Bold in the original, and right, this is true, if an editor think the inciting incident, what “save the cat” refers to as the catalyst, has to happen at the 10% mark, then the editor isn’t evaluating whether the story actually works with the inciting incident somewhere else.
The inciting incident, as you would expect, is the event that occurs near to the beginning of your story, the trigger that sets your protagonist and the story moving in a different direction. I’m pausing here to ask, what is the inciting incident in Tuyo? That incident doesn’t occur at the 10% mark, does it? No. It occurs at the 0.1% mark, about two pages into the story, when Ryo meets Aras for the first time. In my opinion, that is the actual inciting incident. Good thing it never occurred to me to wonder if that was a good place for the inciting incident.
The post goes on:
And of course, there are intuitive editors, in the same way that there are intuitive writers. And so I would always be on the lookout for someone who is going to ask the right questions of your books, and not someone who is going to only ask structural questions.

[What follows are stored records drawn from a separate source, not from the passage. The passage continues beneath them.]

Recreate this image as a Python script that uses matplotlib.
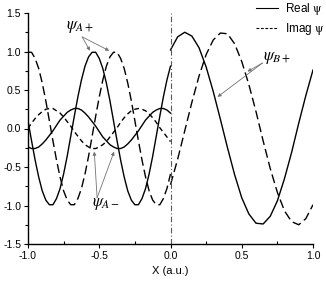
import numpy as np
import matplotlib
matplotlib.use('Agg')
import matplotlib.pyplot as plt

plt.rcParams['font.family'] = ['Liberation Sans', 'DejaVu Sans']
plt.rcParams['mathtext.fontset'] = 'stix'
plt.rcParams['axes.unicode_minus'] = False

# sampling grids (left region x<0, right region x>0)
x_left = np.linspace(-1.0, 0.0, 41)
x_right = np.linspace(0.0, 1.0, 21)

# psi A+ (incident)
re_a_plus = [0.10, -0.16, -0.41, -0.63, -0.81, -0.93, -0.99, -0.99, -0.91, -0.78,
             -0.59, -0.36, -0.10, 0.16, 0.41, 0.63, 0.81, 0.93, 0.99, 0.99,
             0.91, 0.78, 0.59, 0.36, 0.10, -0.16, -0.41, -0.63, -0.81, -0.93,
             -0.99, -0.99, -0.91, -0.78, -0.59, -0.36, -0.10, 0.16, 0.41, 0.63,
             0.81]
im_a_plus = [0.99, 0.99, 0.91, 0.78, 0.59, 0.36, 0.10, -0.16, -0.41, -0.63,
             -0.81, -0.93, -0.99, -0.99, -0.91, -0.78, -0.59, -0.36, -0.10, 0.16,
             0.41, 0.63, 0.81, 0.93, 0.99, 0.99, 0.91, 0.78, 0.59, 0.36,
             0.10, -0.16, -0.41, -0.63, -0.81, -0.93, -0.99, -0.99, -0.91, -0.78,
             -0.59]

# psi A- (reflected)
re_a_minus = [-0.24, -0.26, -0.26, -0.24, -0.20, -0.15, -0.09, -0.03, 0.04, 0.11,
              0.16, 0.21, 0.24, 0.26, 0.26, 0.24, 0.20, 0.15, 0.09, 0.03,
              -0.04, -0.11, -0.16, -0.21, -0.24, -0.26, -0.26, -0.24, -0.20, -0.15,
              -0.09, -0.03, 0.04, 0.11, 0.16, 0.21, 0.24, 0.26, 0.26, 0.24,
              0.20]
im_a_minus = [0.00, 0.07, 0.13, 0.18, 0.22, 0.25, 0.26, 0.26, 0.23, 0.20,
              0.15, 0.09, 0.03, -0.04, -0.10, -0.16, -0.21, -0.24, -0.26, -0.26,
              -0.24, -0.21, -0.17, -0.11, -0.05, 0.01, 0.08, 0.14, 0.19, 0.23,
              0.25, 0.26, 0.25, 0.23, 0.19, 0.14, 0.08, 0.01, -0.05, -0.11,
              -0.17]

# psi B+ (transmitted)
re_b_plus = [1.02, 1.19, 1.25, 1.20, 1.05, 0.80, 0.48, 0.12, -0.25, -0.60,
             -0.90, -1.11, -1.23, -1.24, -1.14, -0.94, -0.65, -0.31, 0.07, 0.43,
             0.76]
im_b_plus = [-0.73, -0.40, -0.03, 0.34, 0.68, 0.96, 1.15, 1.24, 1.23, 1.10,
             0.87, 0.57, 0.22, -0.16, -0.52, -0.83, -1.07, -1.21, -1.25, -1.17,
             -0.99]

fig = plt.figure(figsize=(3.26, 2.84), dpi=100)
ax = fig.add_axes([28 / 326, 40 / 284, 285 / 326, 231 / 284])

big_dash = (0, (6.5, 3))
small_dash = (0, (3.5, 2.5))

ax.plot(x_left, re_a_plus, color='black', lw=1.0)
ax.plot(x_left, im_a_plus, color='black', lw=1.0, ls=big_dash)
ax.plot(x_left, re_a_minus, color='black', lw=1.0)
ax.plot(x_left, im_a_minus, color='black', lw=1.0, ls=small_dash)
ax.plot(x_right, re_b_plus, color='black', lw=1.0)
ax.plot(x_right, im_b_plus, color='black', lw=1.0, ls=big_dash)

ax.axvline(0, color='0.35', lw=0.8, ls=(0, (5, 2, 1, 2)))

ax.set_xlim(-1.0, 1.0)
ax.set_ylim(-1.5, 1.5)
ax.set_xticks([-1.0, -0.5, 0.0, 0.5, 1.0])
ax.set_yticks([-1.5, -1.0, -0.5, 0.0, 0.5, 1.0, 1.5])
ax.set_xticks(np.arange(-1.0, 1.01, 0.25), minor=True)
ax.set_yticks(np.arange(-1.5, 1.51, 0.25), minor=True)
ax.xaxis.set_major_formatter(matplotlib.ticker.FormatStrFormatter('%.1f'))
ax.yaxis.set_major_formatter(matplotlib.ticker.FormatStrFormatter('%.1f'))
ax.tick_params(which='major', direction='out', length=3, width=0.8, labelsize=7.5, pad=2)
ax.tick_params(axis='x', which='minor', direction='in', length=2, width=0.8)
ax.tick_params(axis='y', which='minor', direction='out', length=2, width=0.8)
for s in ['top', 'right']:
    ax.spines[s].set_visible(False)
for s in ['left', 'bottom']:
    ax.spines[s].set_linewidth(1.0)

ax.set_xlabel('X (a.u.)', fontsize=8, labelpad=4)

# legend
h_re = plt.Line2D([], [], color='black', lw=0.8)
h_im = plt.Line2D([], [], color='black', lw=0.8, ls=(0, (2.5, 1.5)))
fig.legend([h_re, h_im], [r'Real $\mathrm{\psi}$', r'Imag $\mathrm{\psi}$'], loc='upper right',
           bbox_to_anchor=(1.0, 1.0), frameon=False, fontsize=8.5,
           handlelength=1.9, handletextpad=0.6, borderpad=0.1, borderaxespad=0,
           labelspacing=0.35)

# annotations
arr = dict(arrowstyle='-|>', color='0.45', lw=0.6, mutation_scale=5,
           shrinkA=0, shrinkB=0)
ax.text(-0.73, 1.32, r'$\psi_{A+}$', fontsize=12, ha='left', va='center')
ax.annotate('', xy=(-0.565, 1.01), xytext=(-0.62, 1.19), arrowprops=arr)
ax.annotate('', xy=(-0.43, 1.01), xytext=(-0.62, 1.19), arrowprops=arr)

ax.text(-0.55, -0.98, r'$\psi_{A-}$', fontsize=12, ha='left', va='center')
ax.annotate('', xy=(-0.535, -0.30), xytext=(-0.515, -0.90), arrowprops=arr)
ax.annotate('', xy=(-0.396, -0.30), xytext=(-0.515, -0.90), arrowprops=arr)

ax.text(0.647, 0.92, r'$\psi_{B+}$', fontsize=12, ha='left', va='center')
ax.annotate('', xy=(0.54, 0.74), xytext=(0.645, 0.85), arrowprops=arr)
ax.annotate('', xy=(0.33, 0.41), xytext=(0.645, 0.85), arrowprops=arr)

fig.savefig('out.png', dpi=100)
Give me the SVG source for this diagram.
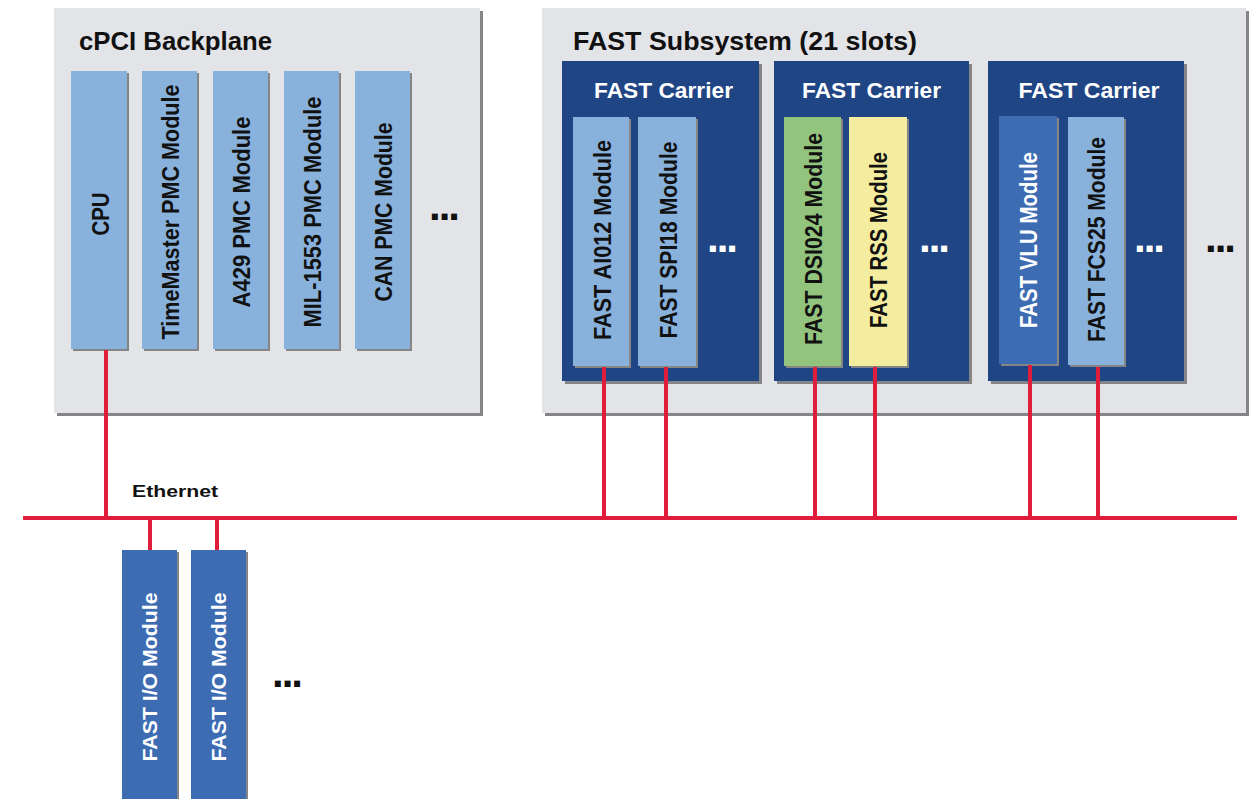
<svg xmlns="http://www.w3.org/2000/svg" width="1252" height="799" viewBox="0 0 1252 799">
<style>
.bg{fill:#e3e4e8}
.sh{fill:#858585}
.car{fill:#1f4584}
.lm{fill:#88b1dc}
.dm{fill:#3d6cb3}
.gm{fill:#93c47e}
.ym{fill:#f4ed9f}
.t{font-family:"Liberation Sans",Arial,sans-serif;font-weight:bold}
.title{font-size:25px;fill:#111}
.ct{font-size:22px;fill:#fff;text-anchor:middle}
.mt{font-size:23px;text-anchor:middle;fill:#111}
.mw{fill:#fff}
.dots{font-size:42px;letter-spacing:-2px}
.net{stroke:#e01e3c;stroke-width:4;fill:none}
</style>

<g id="cpci">
  <rect class="sh" x="57" y="11" width="426" height="405"/>
  <rect class="bg" x="54" y="8" width="426" height="405"/>
  <text class="t title" x="79" y="50" textLength="193" lengthAdjust="spacingAndGlyphs">cPCI Backplane</text>
</g>
<g id="cpu">
  <rect class="sh" x="73" y="73" width="56" height="278"/>
  <rect class="lm" x="71" y="71" width="56" height="278"/>
  <text class="t mt" transform="translate(100,214) rotate(-90)" y="8.5" textLength="43" lengthAdjust="spacingAndGlyphs">CPU</text>
</g>
<g id="timemaster">
  <rect class="sh" x="144" y="73" width="55" height="278"/>
  <rect class="lm" x="142" y="71" width="55" height="278"/>
  <text class="t mt" transform="translate(170,212) rotate(-90)" y="8.5" textLength="255" lengthAdjust="spacingAndGlyphs">TimeMaster PMC Module</text>
</g>
<g id="a429">
  <rect class="sh" x="215" y="73" width="55" height="278"/>
  <rect class="lm" x="213" y="71" width="55" height="278"/>
  <text class="t mt" transform="translate(241,212) rotate(-90)" y="8.5" textLength="191" lengthAdjust="spacingAndGlyphs">A429 PMC Module</text>
</g>
<g id="mil1553">
  <rect class="sh" x="286" y="73" width="55" height="278"/>
  <rect class="lm" x="284" y="71" width="55" height="278"/>
  <text class="t mt" transform="translate(312,212) rotate(-90)" y="8.5" textLength="231" lengthAdjust="spacingAndGlyphs">MIL-1553 PMC Module</text>
</g>
<g id="can">
  <rect class="sh" x="357" y="73" width="55" height="278"/>
  <rect class="lm" x="355" y="71" width="55" height="278"/>
  <text class="t mt" transform="translate(383,212) rotate(-90)" y="8.5" textLength="179" lengthAdjust="spacingAndGlyphs">CAN PMC Module</text>
</g>
<g id="cpci-more">
  <text class="t dots" x="429" y="220" fill="#111">...</text>
</g>

<g id="fast-subsystem">
  <rect class="sh" x="545" y="11" width="704" height="405"/>
  <rect class="bg" x="542" y="8" width="704" height="405"/>
  <text class="t title" x="573" y="50" textLength="344" lengthAdjust="spacingAndGlyphs">FAST Subsystem (21 slots)</text>
</g>

<g id="carrier1">
  <rect class="sh" x="565" y="64" width="197" height="320"/>
  <rect class="car" x="562" y="61" width="197" height="320"/>
  <text class="t ct" x="663.5" y="98" textLength="139" lengthAdjust="spacingAndGlyphs">FAST Carrier</text>
  <text class="t dots" x="707" y="252" fill="#fff">...</text>
</g>
<g id="ai012">
  <rect class="sh" x="575" y="119" width="56" height="249"/>
  <rect class="lm" x="573" y="117" width="56" height="249"/>
  <text class="t mt" transform="translate(602,240) rotate(-90)" y="8.5" textLength="200" lengthAdjust="spacingAndGlyphs">FAST AI012 Module</text>
</g>
<g id="spi18">
  <rect class="sh" x="640" y="119" width="58" height="249"/>
  <rect class="lm" x="638" y="117" width="58" height="249"/>
  <text class="t mt" transform="translate(668,240) rotate(-90)" y="8.5" textLength="197" lengthAdjust="spacingAndGlyphs">FAST SPI18 Module</text>
</g>

<g id="carrier2">
  <rect class="sh" x="777" y="64" width="195" height="320"/>
  <rect class="car" x="774" y="61" width="195" height="320"/>
  <text class="t ct" x="871.5" y="98" textLength="139" lengthAdjust="spacingAndGlyphs">FAST Carrier</text>
  <text class="t dots" x="919" y="252" fill="#fff">...</text>
</g>
<g id="dsi024">
  <rect class="sh" x="786" y="119" width="57" height="249"/>
  <rect class="gm" x="784" y="117" width="57" height="249"/>
  <text class="t mt" transform="translate(813,239) rotate(-90)" y="8.5" textLength="212" lengthAdjust="spacingAndGlyphs">FAST DSI024 Module</text>
</g>
<g id="rss">
  <rect class="sh" x="851" y="119" width="58" height="249"/>
  <rect class="ym" x="849" y="117" width="58" height="249"/>
  <text class="t mt" transform="translate(878.5,240) rotate(-90)" y="8.5" textLength="176" lengthAdjust="spacingAndGlyphs">FAST RSS Module</text>
</g>

<g id="carrier3">
  <rect class="sh" x="991" y="64" width="196" height="320"/>
  <rect class="car" x="988" y="61" width="196" height="320"/>
  <text class="t ct" x="1089" y="98" textLength="141" lengthAdjust="spacingAndGlyphs">FAST Carrier</text>
  <text class="t dots" x="1134" y="252" fill="#fff">...</text>
</g>
<g id="vlu">
  <rect class="sh" x="1001" y="118" width="58" height="248"/>
  <rect class="dm" x="999" y="116" width="58" height="248"/>
  <text class="t mt mw" transform="translate(1028.5,240) rotate(-90)" y="8.5" textLength="176" lengthAdjust="spacingAndGlyphs">FAST VLU Module</text>
</g>
<g id="fcs25">
  <rect class="sh" x="1070" y="119" width="56" height="248"/>
  <rect class="lm" x="1068" y="117" width="56" height="248"/>
  <text class="t mt" transform="translate(1096.5,239.5) rotate(-90)" y="8.5" textLength="205" lengthAdjust="spacingAndGlyphs">FAST FCS25 Module</text>
</g>
<g id="fast-more">
  <text class="t dots" x="1205" y="252" fill="#111">...</text>
</g>

<g id="io1">
  <rect class="sh" x="124" y="552" width="55" height="260"/>
  <rect class="dm" x="122" y="550" width="55" height="260"/>
  <text class="t mt mw" style="font-size:21px" transform="translate(149,677) rotate(-90)" y="7.5" textLength="169" lengthAdjust="spacingAndGlyphs">FAST I/O Module</text>
</g>
<g id="io2">
  <rect class="sh" x="193" y="552" width="55" height="260"/>
  <rect class="dm" x="191" y="550" width="55" height="260"/>
  <text class="t mt mw" style="font-size:21px" transform="translate(218,677) rotate(-90)" y="7.5" textLength="169" lengthAdjust="spacingAndGlyphs">FAST I/O Module</text>
</g>
<g id="io-more">
  <text class="t dots" x="272" y="687" fill="#111">...</text>
</g>

<g id="connectors">
  <line class="net" x1="23" y1="518" x2="1237" y2="518"/>
  <line class="net" x1="106" y1="350" x2="106" y2="518"/>
  <line class="net" x1="604" y1="367" x2="604" y2="518"/>
  <line class="net" x1="666" y1="367" x2="666" y2="518"/>
  <line class="net" x1="815" y1="367" x2="815" y2="518"/>
  <line class="net" x1="875" y1="367" x2="875" y2="518"/>
  <line class="net" x1="1030" y1="365" x2="1030" y2="518"/>
  <line class="net" x1="1098" y1="367" x2="1098" y2="518"/>
  <line class="net" x1="150" y1="518" x2="150" y2="550"/>
  <line class="net" x1="217" y1="518" x2="217" y2="550"/>
  <text class="t" x="132" y="497" style="font-size:16px;fill:#111" textLength="86" lengthAdjust="spacingAndGlyphs">Ethernet</text>
</g>
</svg>
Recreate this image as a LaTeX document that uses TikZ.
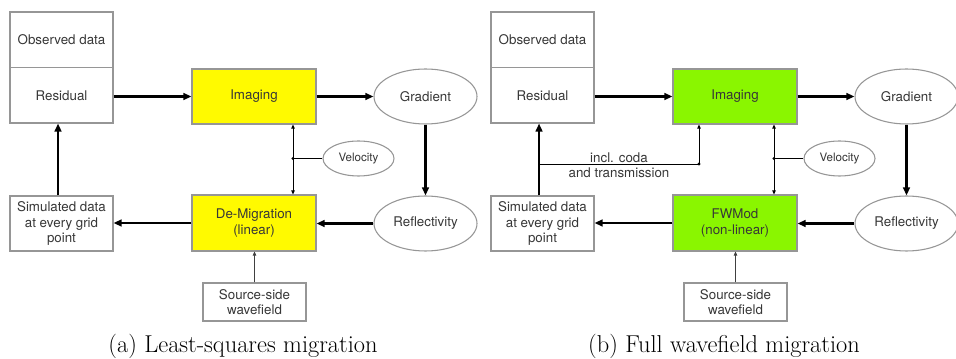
\documentclass[tikz,border=0pt]{standalone}
\usepackage{fontspec}
\setsansfont{TeX Gyre Heros}
\usetikzlibrary{arrows.meta,shapes.geometric,shadows}
\definecolor{yel}{RGB}{255,250,0}
\definecolor{grn}{RGB}{138,246,0}
\definecolor{bord}{RGB}{150,150,150}
\definecolor{txt}{RGB}{55,55,55}
\tikzset{
  x=0.75pt, y=-0.75pt,
  base/.style={draw=bord, line width=0.8pt, text=txt, align=center, inner sep=1pt,
    font=\sffamily\fontsize{10}{11.8}\selectfont},
  box/.style={base, rectangle, fill=white,
    drop shadow={shadow xshift=1pt, shadow yshift=-1pt, opacity=0.35, fill=black!45}},
  oval/.style={base, ellipse, fill=white},
  bigarrow/.style={line width=1.9pt, -{Triangle[length=6pt,width=5pt]}},
  smallarrow/.style={line width=0.6pt, -{Triangle[length=3pt,width=2.6pt]}},
  captionstyle/.style={font=\rmfamily\fontsize{18.3}{22}\selectfont, anchor=base, inner sep=0pt},
}
\newcommand\mypanel[5]{%
\begin{scope}[xshift=#2]
  \node[box, minimum width=77.25pt, minimum height=41.6pt] (#1obs) at (61.5,39.75) {Observed data};
  \node[box, minimum width=77.25pt, minimum height=41.6pt] (#1res) at (61.5,95.25) {Residual};
  \node[box, fill=#3, minimum width=93pt, minimum height=41.25pt] (#1img) at (254,96.5) {Imaging};
  \node[oval, minimum width=77.25pt, minimum height=41.25pt] (#1grad) at (425.5,96.5) {Gradient};
  \node[oval, minimum width=53.25pt, minimum height=26.25pt, font=\sffamily\fontsize{8.7}{10}\selectfont] (#1vel) at (358.5,158.5) {Velocity};
  \node[box, minimum width=77.25pt, minimum height=41.25pt] (#1sim) at (61.5,223.5) {Simulated data\\at every grid\\point};
  \node[box, fill=#3, minimum width=93pt, minimum height=42pt] (#1dem) at (254,223) {#4};
  \node[oval, minimum width=77.25pt, minimum height=41.25pt] (#1refl) at (425.5,223.5) {Reflectivity};
  \node[box, minimum width=77.25pt, minimum height=28.5pt] (#1src) at (254.5,302) {Source-side\\wavefield};
  \node[captionstyle] (#1cap) at (243,352.5) {#5};
  \coordinate (#1vd) at (293,158.5);
  \draw[bigarrow] (#1res.east |- #1img.west) -- (#1img.west);
  \draw[bigarrow] (#1img.east) -- (#1grad.west);
  \draw[bigarrow] (#1grad.south) -- (#1refl.north);
  \draw[bigarrow] (#1refl.west) -- (#1refl.west -| #1dem.east);
  \draw[bigarrow] (#1dem.west) -- (#1dem.west -| #1sim.east);
  \draw[bigarrow] ([xshift=-2.6pt]#1sim.north) -- ([xshift=-2.6pt]#1res.south);
  \draw[line width=0.6pt] (#1vel.west) -- (#1vel.west -| #1vd);
  \draw[smallarrow] (#1vd) -- (#1vd |- #1img.south);
  \draw[smallarrow] (#1vd) -- (#1vd |- #1dem.north);
  \fill (#1vd) circle (1.2pt);
  \draw[smallarrow, draw=black!75, fill=black!75] (#1src.north) -- (#1src.north |- #1dem.south);
\end{scope}}
\begin{document}
\begin{tikzpicture}
  \useasboundingbox (0,0) rectangle (956,359);
  \mypanel{a}{0pt}{yel}{De-Migration\\(linear)}{(a) Least-squares migration}
  \mypanel{b}{360.75pt}{grn}{FWMod\\(non-linear)}{(b) Full wavefield migration}
  \begin{scope}[xshift=360.75pt]
    \coordinate (bc0) at (58.5,164);
    \coordinate (bc1) at (218,164);
    \draw[smallarrow] (bc0) -- (bc1) -- (bc1 |- bimg.south);
    \fill (bc1) circle (1.2pt);
    \node[text=txt, font=\sffamily\fontsize{10}{11.25}\selectfont, align=center, inner sep=0pt] (bcoda) at (138,165) {incl. coda\\and transmission};
  \end{scope}
\end{tikzpicture}
\end{document}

Right, and I think the only question that actually matters is: Does the story work as well as it can? If not, what could be improved? And those are not structural questions. The answers to those questions might or might not involve story structure. And this is what we see as the takehome message from the linked post as well:
“Is the story compelling?” is the right question to ask. And I would say, so how do we get there if we’re newer? I would always try to follow the intuition that you have about the way you want to write the story.
And then check your intuition against someone who will tell you if the story is compelling or not. I wouldn’t trend towards trying to outline first, unless you literally can’t think of anything else to do, or your intuition is like, “no, I need to know what the structure is,” and then I would listen to that. … it’s possible that you need to experiment. But I would also always listen to your own intuition first, before you listen to teachers, period.
Bold in the original, and wow, is it refreshing to see someone say, “I wouldn’t try to outline first unless you literally can’t think of anything else to do.”
That’s not where the linked post ends — it’s quite long — and I will end with a bit that is particularly funny:
No one knows 100% how a book is going to do because this industry is run by Loki, the god of chaos.
And it is not run by Captain America, the god of logic. I know Captain America is not a god, but like, I mean, you could make an argument. But that’s not how the industry works. It is not predictable in that way.
And then the post segues into marketing. By all means click through and read the whole thing if you’re interested — this is a good post, not one of the facile short ones that someone tossed on the page in five minutes, but thoughtful and interesting.